In the editorial, entitled "'State sovereignty' movement distorts Constitution," The Tennesseean argues that the state sovereignty movement is only a thinly veiled attempt to undermine the current administration in Washington. The paper is embarrassed that Tennessee has become a "leader" in this movement, because, pursuant their HJR 108 (which was enacted), the sponsors have invited legislators in other states to "create a 'working group' to 'enumerate the abuses of authority by the federal government and to seek repeal of its assumption of powers.'''
The editors charge that these accusations have descended to the level of partisan attacks on President Obama. Instead, they see state sovereignty proponents as failing to acknowledge that "economic steps taken may have, in fact prevented a depression or acknowledging that these controls are not permanent." First of all, there is plenty of evidence, such as this report from the Buckeye Institute for Public Policy Analysis, that the economic steps taken are likely to worsen a depression. Secondly, may we remind the editors that the federal income tax and the USA PATRIOT Act were sold to us as "temporary" provisions? Power taken by the federal government is not easily given up. Rather, the Federal Government finds justifications for making "temporary" measures permanent.
Of course, they say it is "unsettling" when the resolutions attempt "to paint the federal government as antagonistic to the average American when, in truth, it was the American electorate that put those federal officials in charge. If Tennessee voters are unhappy with Washington's attempts to come up with, for example, health-care reform, they can talk to, or vote out, the senators and representatives whom they elected to make these decisions. The key is to have a constructive, common-sense discussion, in which state and federal officials come together to hammer out what is best for their constituencies."

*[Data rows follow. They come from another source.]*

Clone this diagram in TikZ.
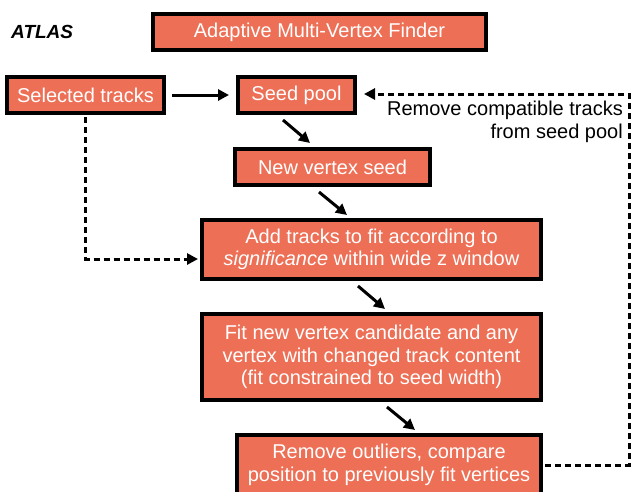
\documentclass[tikz,border=0pt]{standalone}
\usepackage{fontspec}
\setmainfont{Liberation Sans}
\usetikzlibrary{arrows.meta,calc}
\definecolor{boxfill}{RGB}{237,111,86}
\begin{document}
\begin{tikzpicture}[x=1pt,y=-1pt,
  stepbox/.style={draw=black, line width=4pt, fill=boxfill, text=white,
    inner sep=0pt, align=center, font=\fontsize{20}{22.5}\selectfont},
  arr/.style={line width=3pt, -{Triangle[length=11pt,width=11pt]}},
  dsh/.style={line width=3pt, dash pattern=on 6pt off 4pt},
]
\clip (0,0) rectangle (632,491);

% header
\node[font=\fontsize{19}{19}\selectfont\bfseries\itshape, anchor=west, inner sep=0pt]
  (atlas) at (11,32) {ATLAS};
\node[stepbox, minimum width=333pt, minimum height=36pt] (title) at (319.5,32)
  {Adaptive Multi-Vertex Finder};

% flow boxes
\node[stepbox, minimum width=157pt, minimum height=36pt] (sel) at (85.5,95) {Selected tracks};
\node[stepbox, minimum width=117pt, minimum height=36pt] (seed) at (296.5,95) {Seed pool};
\node[stepbox, minimum width=195pt, minimum height=36pt] (nv) at (332.5,167) {New vertex seed};
\node[stepbox, minimum width=339pt, minimum height=59pt] (add) at (371.5,249.5)
  {Add tracks to fit according to\\\textit{significance} within wide z window};
\node[stepbox, minimum width=339pt, minimum height=86pt] (fit) at (371.5,357)
  {Fit new vertex candidate and any\\vertex with changed track content\\(fit constrained to seed width)};
\node[stepbox, minimum width=304pt, minimum height=60pt] (rem) at (389,465)
  {Remove outliers, compare\\position to previously fit vertices};

% loop label
\node[anchor=east, align=right, inner sep=0pt, font=\fontsize{20}{23}\selectfont]
  (lbl) at (623,121.5) {Remove compatible tracks\\from seed pool};

% solid connectors
\draw[arr] ([xshift=6pt]sel.east) -- ([xshift=-7pt]seed.west);
\draw[arr] ([xshift=-13.5pt,yshift=-5pt]seed.south) -- ([xshift=-22.5pt,yshift=4pt]nv.north);
\draw[arr] ([xshift=-13.5pt,yshift=-5pt]nv.south) -- ([xshift=-24.5pt,yshift=3pt]add.north);
\draw[arr] ([xshift=-13.5pt,yshift=-5pt]add.south) -- ([xshift=13.5pt,yshift=3pt]add.south |- fit.north);
\draw[arr] ([xshift=15.5pt,yshift=-5pt]fit.south) -- ([xshift=26pt,yshift=3pt]rem.north);

% dashed connectors
\coordinate (loopR) at (629,0);
\draw[dsh, -{Triangle[length=11pt,width=11pt]}]
  ([xshift=2pt]rem.east) -- (rem.east -| loopR) -- ([yshift=1pt]seed.east -| loopR)
  -- ([xshift=7pt,yshift=1pt]seed.east);
\draw[dsh, -{Triangle[length=11pt,width=11pt]}]
  ([yshift=-2pt]sel.south) |- ([xshift=-2pt,yshift=-9.5pt]add.west);
\end{tikzpicture}
\end{document}
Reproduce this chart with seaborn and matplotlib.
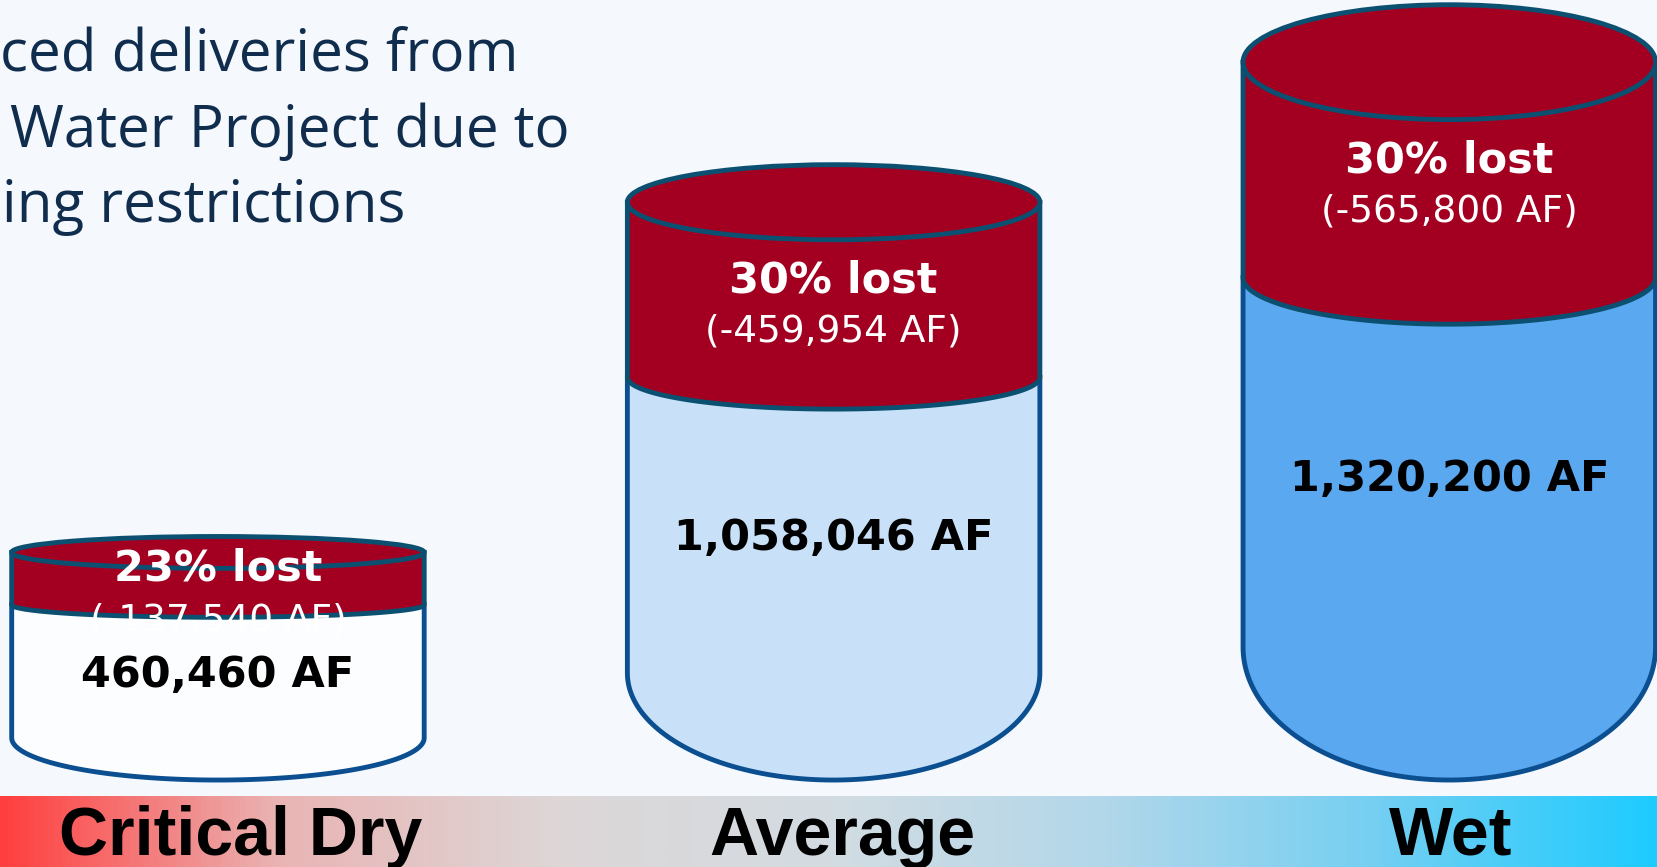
import numpy as np
import pandas as pd
import matplotlib
matplotlib.use("Agg")
import matplotlib.pyplot as plt
import matplotlib.transforms as mtransforms
from matplotlib.patches import Polygon, Ellipse
import seaborn as sns

# data
categories = ["Critical Dry", "Average", "Wet"]
delivered_af = [460460, 1058046, 1320200]
lost_af = [137540, 459954, 565800]
lost_pct = [23, 30, 30]
title_lines = ["ced deliveries from", "Water Project due to", "ing restrictions"]

df = pd.DataFrame({"category": categories, "delivered": delivered_af,
                   "lost": lost_af, "pct": lost_pct})
df["total"] = df["delivered"] + df["lost"]

# styling
body_colors = ["#fbfdff", "#c8e1f8", "#5aa8f0"]
top_depth = [0.07, 0.065, 0.08]      # top ellipse half-height, share of total
band_depth = [0.055, 0.055, 0.065]   # red/body boundary curve, share of total
bottom_depth = 0.185                 # rounded bottom, share of total
half_width = 0.335
label_shift = [0.037, 0.015, 0.003]
red = "#a30021"
rim = "#0b5070"
side = "#0b4f91"
band_stops = ["#ff3f3f", "#eab4b4", "#ddd6d6", "#d3dce2", "#b2d7ea", "#74cff2", "#1ecbff"]

sns.set_theme(style="white")
plt.rcParams["font.family"] = ["DejaVu Sans"]

fig = plt.figure(figsize=(16.58, 8.67), dpi=100)
fig.patch.set_facecolor("#f5f8fc")

# gradient strip along the bottom
bg = fig.add_axes([0, 0, 1, 1], zorder=0)
bg.set_axis_off()
band_cmap = sns.blend_palette(band_stops, as_cmap=True)
bg.imshow(np.linspace(0, 1, 600)[None, :], cmap=band_cmap, aspect="auto",
          extent=[0, 1, 0, 0.081])
bg.set_xlim(0, 1)
bg.set_ylim(0, 1)

ax = fig.add_axes([0, 0, 1, 1], zorder=1)
ax.patch.set_alpha(0)
ax.set_axis_off()
span = df["total"].max() / 0.828
ax.set_xlim(-0.354, 2.339)
ax.set_ylim(-0.1003 * span, 0.8997 * span)

theta = np.linspace(0, np.pi, 120)
for i, row in df.iterrows():
    cx = i
    w = half_width
    T = row["total"]
    D = row["delivered"]
    e_t = top_depth[i] * T
    e_b = band_depth[i] * T
    d = bottom_depth * T

    arc_x = cx - w * np.cos(theta)
    body = [(cx - w, D), (cx - w, d)] + list(zip(arc_x, d - d * np.sin(theta))) + \
           [(cx + w, d), (cx + w, D)]
    ax.add_patch(Polygon(body, closed=True, facecolor=body_colors[i],
                         edgecolor=side, lw=3.5, zorder=2))

    band = [(cx - w, T), (cx - w, D)] + list(zip(arc_x, D - e_b * np.sin(theta))) + \
           [(cx + w, D), (cx + w, T)]
    ax.add_patch(Polygon(band, closed=True, facecolor=red,
                         edgecolor=rim, lw=3.5, zorder=3))
    ax.add_patch(Ellipse((cx, T), 2 * w, 2 * e_t, facecolor=red,
                         edgecolor=rim, lw=3.5, zorder=4))

    mid = (T + D) / 2
    ax.annotate(f"{row['pct']}% lost", xy=(cx, mid), xytext=(0, 7),
                textcoords="offset points", ha="center", va="center",
                color="white", fontsize=31, fontweight="bold", zorder=5)
    ax.annotate(f"(-{row['lost']:,} AF)", xy=(cx, mid), xytext=(0, -30),
                textcoords="offset points", ha="center", va="center",
                color="white", fontsize=27, zorder=5)
    ax.text(cx, 0.6 * D, f"{row['delivered']:,} AF", ha="center", va="center",
            color="black", fontsize=31, fontweight="bold", zorder=5)

trans = mtransforms.blended_transform_factory(ax.transData, ax.transAxes)
for i, name in enumerate(categories):
    ax.text(i + label_shift[i], 0.014, name, transform=trans, ha="center",
            va="baseline", fontsize=49, fontweight="bold", color="black",
            family=["Liberation Sans", "DejaVu Sans"], zorder=5)

# headline text, cut off at the left edge in the source
title_x = [0.0, 0.006, 0.001]
title_y = [0.918, 0.8304, 0.744]
for txt, x, y in zip(title_lines, title_x, title_y):
    fig.text(x, y, txt, ha="left", va="baseline", fontsize=42,
             color="#102d4e", family=["Open Sans", "DejaVu Sans"])

fig.savefig("out.png", dpi=100, facecolor=fig.get_facecolor())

Apparently, it doesn't matter that President Obama has behaved in the opposite manner from what he promised in his campaign, particularly with respect to banking, defense, and foreign policy. And yes, we still need to talk to our Congressmen and U.S. Senators. But too often, Washington becomes a brick wall when we talk to it.
State sovereignty resolutions, while of limited value, do open up a "constructive, common-sense discussion." When Administrations of both parties, over a period of twenty years, fail to listen to the needs of the American people, we need to consider an alternative approach. State sovereignty is one such alternative. And if that fails, secession is yet another.
The guest editorial, "Movement a waste of time," is by Chip Forrester, chairman of the Tennessee Democratic Party (consider the source):
How in the world can she [State Rep. Susan Lynn] justify such a lame-brained piece of legislation when the state's unemployment rate exceeds 10 percent and some hard-hit counties' jobless rates hover near 20 percent? Working Tennesseans fear they may be the next ones in the unemployment line. Accordingly, many of us are cutting back on our spending, which is having a drastically adverse impact on the state's revenue.
One would hope that Rep. Lynn and like-minded lawmakers would have matured beyond this divisive, meaningless grandstanding. But it's obvious that's not the case, as too many far-right politicians and pundits are spewing alienating rhetoric daily.
Maybe because federal taxation, mandates, and NAFTA have choked our corporations and entrepreneurs so much that they can't create jobs? And who is "spewing alienating rhetoric?" We have shown that state sovereignty has benefits and potential benefits for the Left, for example, in California. The 14 Democrats in the Michigan Senate didn't have a problem with it. The French Left and many non-Marxist socialists don't have a problem with it, either.
Mr. Forrester then asserts that "most scholars and legal experts have debunked the 10th Amendment/state sovereignty movement as nothing more than a fringe group of right-wing zealots who want to disband the Internal Revenue Service and severely curtail the powers of the federal government." Such as? Of course, his assertion cannot be disproven – after all, he would not consider Walter Williams or Thomas DiLorenzo to be scholars, nor Andrew Napolitano or Robert Bork to be legal experts.
I'm all in favor of putting aside partisan politics in times of crisis – but state sovereignty is non-partisan. So, Mr. Forrester, let him who is without sin cast the first stone.